There were areas in Los Angeles and the Bay Area that featured neo-socialist zoning laws, mandates, urban sprawl, crime, and moral decay, but again, such was mostly off the public radar at the time and not part of the “typical” California experience, like that which I lived.

Today when I happen upon a city left unexplored since my youth, California’s incredible decline is like a splash of icy-cold water early in the morning. Save for the highly sought after and prohibitively costly coastal areas and affluent inland neighborhoods, the California transformation into a socialist, Third World underworld is breathtaking. Once brimming and shiny urban areas from the Oregon border to south San Diego are wrought with crime and decomposition, bearing no visual difference to the myriad slums of Mexico. Businesses are shuttered or replaced with marijuana dispensaries. Foreclosure signs continue to litter middle-class streets everywhere. The collective mood is near-depression and the near-depression 22% unemployment rate is left unabated.

Much of the acceleration of this decline is due to the financial crisis of 2008 and the heavy blow dealt to the state as Sacramento central planners in the past looked forward to continual prosperity and left rainy day planning for another day. The depth and severity of this economic downturn makes it much different than the dot-com blowup of the 2000s and in fact a structural crisis -- especially pertaining to the state’s pension system -- that the state may never recover from.

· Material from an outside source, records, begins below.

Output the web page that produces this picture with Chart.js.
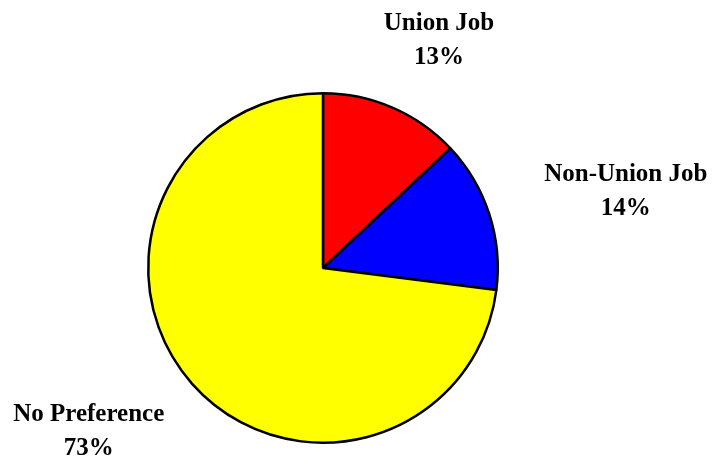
<!DOCTYPE html>
<html lang="en">
<head>
    <meta charset="UTF-8">
    <title>Job Preference</title>
    <script src="https://cdn.jsdelivr.net/npm/chart.js"></script>
    <style>
        html, body { margin: 0; padding: 0; background: #fff; }
        #wrap { width: 713px; height: 466px; position: relative; }
    </style>
</head>
<body>
    <div id="wrap"><canvas id="myChart"></canvas></div>

    <script>
        const categories = ['Union Job', 'Non-Union Job', 'No Preference'];
        const percents = [13, 14, 73];
        const sliceColors = ['#ff0000', '#0000ff', '#ffff00'];

        // draws "name / xx%" outside each slice, pushed away along the slice's middle angle
        const outsideLabels = {
            id: 'outsideLabels',
            afterDatasetsDraw(chart) {
                const ctx = chart.ctx;
                const meta = chart.getDatasetMeta(0);
                const lineH = 34;
                ctx.save();
                ctx.font = 'bold 25px "Liberation Serif", "Times New Roman", serif';
                ctx.fillStyle = '#000';
                ctx.textAlign = 'center';
                ctx.textBaseline = 'middle';
                meta.data.forEach((arc, i) => {
                    const p = arc.getProps(['x', 'y', 'startAngle', 'endAngle', 'outerRadius'], true);
                    const mid = (p.startAngle + p.endAngle) / 2;
                    const dx = Math.cos(mid), dy = Math.sin(mid);
                    const lines = [categories[i], percents[i] + '%'];
                    const w = Math.max(...lines.map(t => ctx.measureText(t).width));
                    const h = 50;
                    const cx = p.x + dx * (p.outerRadius + 62 + w / 2);
                    const cy = p.y + dy * (p.outerRadius + 48 + h / 2);
                    ctx.fillText(lines[0], cx, cy - lineH / 2);
                    ctx.fillText(lines[1], cx, cy + lineH / 2);
                });
                ctx.restore();
            }
        };

        new Chart(document.getElementById('myChart').getContext('2d'), {
            type: 'pie',
            data: {
                labels: categories,
                datasets: [{
                    data: percents,
                    backgroundColor: sliceColors,
                    borderColor: '#000',
                    borderWidth: 2.5
                }]
            },
            options: {
                responsive: true,
                maintainAspectRatio: false,
                animation: false,
                layout: { padding: { left: 147, right: 214, top: 92, bottom: 22 } },
                plugins: {
                    legend: { display: false },
                    tooltip: { enabled: false }
                }
            },
            plugins: [outsideLabels]
        });
    </script>
</body>
</html>
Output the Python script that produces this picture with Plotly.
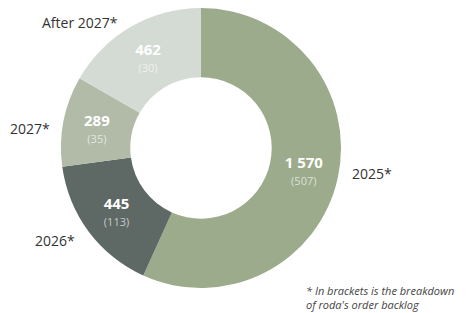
import plotly.graph_objects as go

categories = ["2025*", "2026*", "2027*", "After 2027*"]
values = [1570, 445, 289, 462]
backlog = [507, 113, 35, 30]
value_labels = ["1 570", "445", "289", "462"]
colors = ["#9bab8b", "#5e6864", "#b1bba8", "#d4dad4"]

W, H = 469, 313
OX, OY = 8, 8  # page body offset


def px(x, y):
    return (x - OX) / W, 1 - (y - OY) / H


texts = [
    f"<span style='font-size:15px'><b>{v}</b></span><br>"
    f"<span style='font-size:11px;color:rgba(255,255,255,0.65)'>({b})</span>"
    for v, b in zip(value_labels, backlog)
]

x0, _ = px(61, 0)
x1, _ = px(341, 0)
_, y1 = px(0, 8)
_, y0 = px(0, 288)

fig = go.Figure(go.Pie(
    labels=categories,
    values=values,
    text=texts,
    textinfo="text",
    textposition="inside",
    insidetextorientation="horizontal",
    insidetextfont=dict(family="Open Sans", size=13, color="white"),
    hole=0.505,
    sort=False,
    direction="clockwise",
    rotation=0,
    marker=dict(colors=colors, line=dict(width=0)),
    domain=dict(x=[x0, x1], y=[y0, y1]),
    showlegend=False,
    hoverinfo="label+value",
))

label_pos = [(350, 173), (33, 240), (8, 128), (40, 23)]
for name, (x, y) in zip(categories, label_pos):
    ax, ay = px(x, y)
    fig.add_annotation(x=ax, y=ay, xref="paper", yref="paper",
                       text=name, showarrow=False, xanchor="left", yanchor="middle",
                       font=dict(family="Open Sans", size=14, color="#333333"))

fx, fy = px(304, 281)
fig.add_annotation(x=fx, y=fy, xref="paper", yref="paper",
                   text="<i>* In brackets is the breakdown<br>of roda's order backlog</i>",
                   showarrow=False, xanchor="left", yanchor="top", align="left",
                   font=dict(family="Open Sans", size=11, color="#444444"))

fig.update_layout(width=W, height=H, margin=dict(l=0, r=0, t=0, b=0),
                  paper_bgcolor="white", plot_bgcolor="white")

fig.write_html("out.html")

State parks have been shuttered or put on the auction block to stave bankruptcy. A recent San Diego example of this situation points to this -- the world famous Del Mar Fairgrounds, owned by the state of California, was under tentative discussion to be sold to the city of Del Mar for $120 million, an effort to raise cash for the bleeding state coffers. Conservative independent estimates of the land put the value at five times that and some estimates are close to a billion dollars. But California, like a homeowner in foreclosure, has no choice but to sell off this prized state land at a fire sale price.

With my own eyes in California I have witnessed the perils of socialism and top-down collectivist government, the havoc wreaked by a blind eye turned to the rule of law, and what creeping and crippling regulations and taxes do to a once-thriving middle class. Neo-Bolshevik state lawmakers beholden to radical special interests joined hands with a neutered opposition party to fleece the world’s 8th largest economy, and my state reminds us of the moral destruction that the entitlement mentality and unfettered entitlements create.

In what seems like a lifetime ago, Barack Obama promised to fundamentally transform the nation. California is what a truly progressive government transformation looks like. Thus, in a sensible America, the decline of California would be the canary call in a coal mine for the nation. How can we let the progressive nightmare continue to happen to the nation when a state of almost 40 million (nearly a nation unto itself) has already experienced the disaster first?

Atlas has shrugged and California has changed -- government has ruined this place and I will never forget it.

-- Inspiration for this piece comes from Victor Davis Hanson’s National Review article, “Two Californias.”